Given task:
Begin with the first line of the entries below and reproduce each line exactly, ending with the line that holds "(0,0) rectangle (759,413);".

Data for processing:
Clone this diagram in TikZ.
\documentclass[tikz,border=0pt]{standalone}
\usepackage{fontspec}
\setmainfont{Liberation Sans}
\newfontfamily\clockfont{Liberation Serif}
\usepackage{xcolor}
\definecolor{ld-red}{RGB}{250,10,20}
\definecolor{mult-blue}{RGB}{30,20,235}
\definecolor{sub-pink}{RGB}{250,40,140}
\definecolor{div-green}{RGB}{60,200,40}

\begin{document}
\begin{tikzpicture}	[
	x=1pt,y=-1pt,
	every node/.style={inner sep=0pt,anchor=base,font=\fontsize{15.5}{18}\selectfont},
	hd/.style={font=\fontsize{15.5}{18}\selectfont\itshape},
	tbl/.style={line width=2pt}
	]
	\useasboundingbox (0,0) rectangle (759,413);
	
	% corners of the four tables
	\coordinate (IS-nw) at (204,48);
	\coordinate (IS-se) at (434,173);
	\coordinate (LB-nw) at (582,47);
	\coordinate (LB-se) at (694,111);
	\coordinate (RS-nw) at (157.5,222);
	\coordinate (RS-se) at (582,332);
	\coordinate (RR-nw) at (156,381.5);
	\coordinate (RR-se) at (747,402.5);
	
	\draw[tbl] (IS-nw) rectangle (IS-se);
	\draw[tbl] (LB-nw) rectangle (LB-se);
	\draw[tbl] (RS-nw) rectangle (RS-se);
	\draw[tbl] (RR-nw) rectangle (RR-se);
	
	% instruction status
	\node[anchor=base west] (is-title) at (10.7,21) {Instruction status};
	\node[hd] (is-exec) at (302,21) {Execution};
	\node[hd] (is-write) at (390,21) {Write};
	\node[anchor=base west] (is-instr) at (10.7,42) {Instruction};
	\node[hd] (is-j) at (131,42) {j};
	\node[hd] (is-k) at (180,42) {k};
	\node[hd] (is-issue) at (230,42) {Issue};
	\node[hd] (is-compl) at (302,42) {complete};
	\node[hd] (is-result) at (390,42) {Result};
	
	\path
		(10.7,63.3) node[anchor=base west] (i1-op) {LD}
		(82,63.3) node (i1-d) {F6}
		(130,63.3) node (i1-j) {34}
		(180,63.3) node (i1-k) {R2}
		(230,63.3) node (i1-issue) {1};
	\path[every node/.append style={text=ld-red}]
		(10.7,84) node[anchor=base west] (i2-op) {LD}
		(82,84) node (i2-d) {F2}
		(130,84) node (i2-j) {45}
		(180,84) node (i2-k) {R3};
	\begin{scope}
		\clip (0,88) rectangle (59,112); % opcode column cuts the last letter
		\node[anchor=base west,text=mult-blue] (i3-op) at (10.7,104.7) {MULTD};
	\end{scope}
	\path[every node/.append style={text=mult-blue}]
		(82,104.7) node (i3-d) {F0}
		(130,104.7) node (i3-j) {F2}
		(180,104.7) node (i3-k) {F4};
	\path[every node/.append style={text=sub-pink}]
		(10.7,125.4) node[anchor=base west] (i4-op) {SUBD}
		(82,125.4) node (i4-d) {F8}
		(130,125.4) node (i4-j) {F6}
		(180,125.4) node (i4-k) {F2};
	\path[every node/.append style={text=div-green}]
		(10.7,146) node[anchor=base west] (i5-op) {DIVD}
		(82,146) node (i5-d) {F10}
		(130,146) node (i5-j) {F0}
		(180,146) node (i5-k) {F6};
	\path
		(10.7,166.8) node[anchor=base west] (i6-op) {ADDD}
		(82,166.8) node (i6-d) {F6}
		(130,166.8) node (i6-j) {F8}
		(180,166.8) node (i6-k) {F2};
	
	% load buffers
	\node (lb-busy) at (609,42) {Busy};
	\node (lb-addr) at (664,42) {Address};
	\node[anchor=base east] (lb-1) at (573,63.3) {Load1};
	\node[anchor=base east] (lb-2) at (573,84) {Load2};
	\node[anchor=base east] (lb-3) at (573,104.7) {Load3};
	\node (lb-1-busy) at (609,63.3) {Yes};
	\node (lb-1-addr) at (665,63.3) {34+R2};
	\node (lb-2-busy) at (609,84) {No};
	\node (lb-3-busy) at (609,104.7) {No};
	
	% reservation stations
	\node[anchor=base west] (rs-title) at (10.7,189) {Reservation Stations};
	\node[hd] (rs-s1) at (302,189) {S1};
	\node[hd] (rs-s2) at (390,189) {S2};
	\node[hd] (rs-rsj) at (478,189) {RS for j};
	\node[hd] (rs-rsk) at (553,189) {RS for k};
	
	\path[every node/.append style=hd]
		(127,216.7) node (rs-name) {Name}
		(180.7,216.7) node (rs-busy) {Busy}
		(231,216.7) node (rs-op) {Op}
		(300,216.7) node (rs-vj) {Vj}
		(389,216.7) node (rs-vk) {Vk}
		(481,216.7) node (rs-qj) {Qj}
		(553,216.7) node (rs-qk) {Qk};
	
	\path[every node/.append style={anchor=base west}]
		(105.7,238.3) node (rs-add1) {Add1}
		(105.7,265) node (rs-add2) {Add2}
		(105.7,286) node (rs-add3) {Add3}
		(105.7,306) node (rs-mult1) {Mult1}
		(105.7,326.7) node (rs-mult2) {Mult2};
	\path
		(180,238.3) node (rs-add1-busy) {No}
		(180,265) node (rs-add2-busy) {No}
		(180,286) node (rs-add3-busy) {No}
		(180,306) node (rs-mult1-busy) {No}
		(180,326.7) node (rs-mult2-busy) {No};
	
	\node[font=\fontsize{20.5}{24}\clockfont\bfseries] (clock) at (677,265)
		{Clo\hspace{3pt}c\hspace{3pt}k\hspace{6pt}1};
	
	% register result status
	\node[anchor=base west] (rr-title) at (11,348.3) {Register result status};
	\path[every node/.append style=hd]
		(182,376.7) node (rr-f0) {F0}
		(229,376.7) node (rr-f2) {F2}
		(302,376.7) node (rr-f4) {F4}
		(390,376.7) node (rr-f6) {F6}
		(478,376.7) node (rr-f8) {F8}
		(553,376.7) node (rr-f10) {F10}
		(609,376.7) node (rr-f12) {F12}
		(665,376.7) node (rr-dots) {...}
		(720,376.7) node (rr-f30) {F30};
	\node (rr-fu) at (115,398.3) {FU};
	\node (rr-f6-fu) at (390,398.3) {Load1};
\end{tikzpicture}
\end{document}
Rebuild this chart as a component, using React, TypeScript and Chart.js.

Exercise result:
Clone this diagram in TikZ.
\documentclass[tikz,border=0pt]{standalone}
\usepackage{fontspec}
\setmainfont{Liberation Sans}
\newfontfamily\clockfont{Liberation Serif}
\usepackage{xcolor}
\definecolor{ld-red}{RGB}{250,10,20}
\definecolor{mult-blue}{RGB}{30,20,235}
\definecolor{sub-pink}{RGB}{250,40,140}
\definecolor{div-green}{RGB}{60,200,40}

\begin{document}
\begin{tikzpicture}	[
	x=1pt,y=-1pt,
	every node/.style={inner sep=0pt,anchor=base,font=\fontsize{15.5}{18}\selectfont},
	hd/.style={font=\fontsize{15.5}{18}\selectfont\itshape},
	tbl/.style={line width=2pt}
	]
	\useasboundingbox (0,0) rectangle (759,413);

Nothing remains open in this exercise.